Come, Desire of nations, come,
Fix in us Thy humble home;
Rise, the woman’s conqu’ring Seed,
Bruise in us the serpent’s head.
Now display Thy saving power,
Ruined nature now restore;
Now in mystic union join
Thine to ours, and ours to Thine.

In today’s first reading Zechariah repeats an often repeated prophetic theme: Many nations shall join themselves to the Lord on that day, and they shall be his people....  Even more, Advent brings the prophet Isaiah into prominent focus. Looking ahead to the promised Messianic Servant, God speaks through Isaiah:

It is too light a thing that you should be my servant
to raise up the tribes of Jacob
and to restore the preserved of Israel;
I will give you as a light to the nations,
that my salvation may reach to the end of the earth (Isa 49:6).
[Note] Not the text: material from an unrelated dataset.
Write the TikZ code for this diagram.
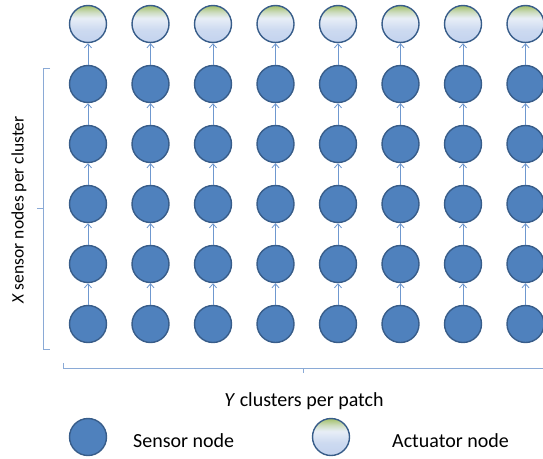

It was not enough that God’s salvation would be given to the Jews. It is not enough that God’s salvation was given to the various European peoples through whom the Faith was extended to this country and hemisphere. Today the Church celebrates the Faith being extended to the common and the poor in Tepeyac, Mexico in an astounding way in 1531.

The gospel is for all peoples, everywhere. God gave his Son. God is at work extending the Faith to the nations. What God was doing with the announcement of the angel –– what God was doing when Mary said May it be done to me according to your word –– is what God is still doing in and through the Church (and you and me as we obey). That is one reason we are here.